Topological design of sandwich structures with graded cellular cores by multiscale optimization

Abstract

Exploring ultralight sandwich structures with superior load-bearing performance is one of the important topics in structural optimization. This paper proposes a novel multiscale topology optimization method to achieve the design of high-performance sandwich structures with graded cellular cores (SSGCCs). In this method, the thicknesses of two solid face-sheets, the graded distribution of cellular sandwich cores at a single layer and their configurations are optimized to well suit for loading conditions, where the single layer is arrayed periodically at its height direction to obtain sandwich layers.

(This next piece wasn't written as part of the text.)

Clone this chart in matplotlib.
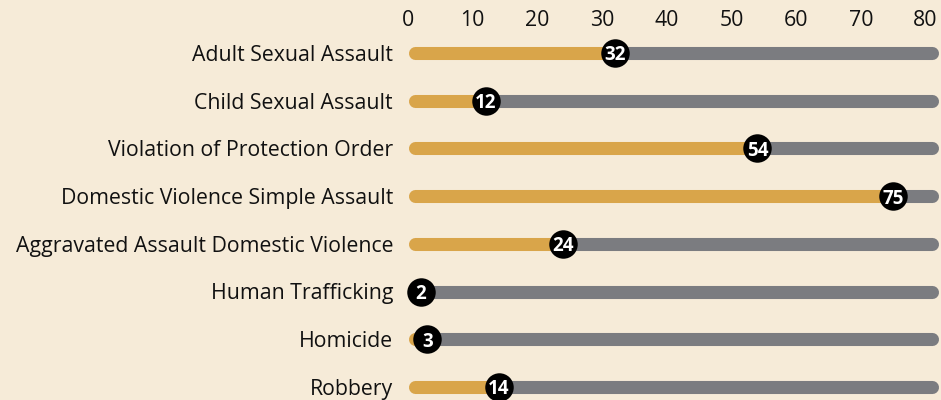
import numpy as np
import matplotlib
matplotlib.use('Agg')
import matplotlib.pyplot as plt

categories = ['Adult Sexual Assault', 'Child Sexual Assault', 'Violation of Protection Order',
              'Domestic Violence Simple Assault', 'Aggravated Assault Domestic Violence',
              'Human Trafficking', 'Homicide', 'Robbery']
values = [32, 12, 54, 75, 24, 2, 3, 14]
ticks = [0, 10, 20, 30, 40, 50, 60, 70, 80]

bg = '#f6ebd8'
gold = '#d9a54a'
grey = '#7b7c80'

plt.rcParams['font.family'] = ['Open Sans', 'DejaVu Sans']

W, H = 941, 400
fig = plt.figure(figsize=(W/100, H/100), dpi=100, facecolor=bg)

## axes placed in pixel terms: x=0 at 408px, 6.47 px per unit, rows ~48 px apart from y=53
px_unit = 6.47
ax_left, ax_top = 400, 35
ax = fig.add_axes([ax_left/W, 0, (W-ax_left)/W, (H-ax_top)/H])
ax.set_facecolor(bg)
ax.set_xlim((ax_left-408)/px_unit, (W-408)/px_unit)
row, first = 47.7, 53.0
ax.set_ylim((H-first)/row, (ax_top-first)/row)

cap = 6.5/px_unit
y = np.arange(len(categories))
for i, v in enumerate(values):
    ax.plot([v, 81], [y[i], y[i]], color=grey, lw=9.4, solid_capstyle='round', zorder=1)
    ax.plot([cap, v], [y[i], y[i]], color=gold, lw=9.4, solid_capstyle='round', zorder=2)
    ax.plot(v, y[i], 'o', ms=20.5, color='black', mec='none', zorder=3)
    ax.text(v, y[i], str(v), color='white', fontsize=13.5, fontweight='bold',
            ha='center', va='center_baseline', zorder=4)

ax.xaxis.tick_top()
ax.set_xticks(ticks)
ax.set_yticks(y)
ax.set_yticklabels(categories)
ax.tick_params(axis='x', length=0, pad=3, labelsize=15.3, labelcolor='#111111')
ax.tick_params(axis='y', length=0, pad=5, labelsize=15.3, labelcolor='#111111')
for s in ax.spines.values():
    s.set_visible(False)

fig.savefig('out.png', dpi=100, facecolor=bg)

Specifically, at macroscale, the variable thickness sheet (VTS) method with the capacity of generating an overall free material distribution pattern, is applied to optimize the thicknesses of two solid face-sheets and achieve the graded distribution of cellular sandwich cores at a single layer. At microscale, a progressive optimization scheme is employed to topologically optimize multiple representative cellular cores (RCCs) at a single layer, so as to achieve their similar topological configurations. With a shape interpolation method, the configurations of graded cellular cores (GCCs) with essential interconnections can be obtained by interpolating the shapes of these RCCs with similar topological features. In order to reduce the computational burden on evaluating effective properties of GCCs by the homogenization method, a Kriging metamodel is constructed based on some key cellular cores as sample points, and adopted to predict the effective properties of all the GCCs. Both 2D and 3D numerical examples are provided to test the validity and advantages of the proposed method for designing SSGCCs.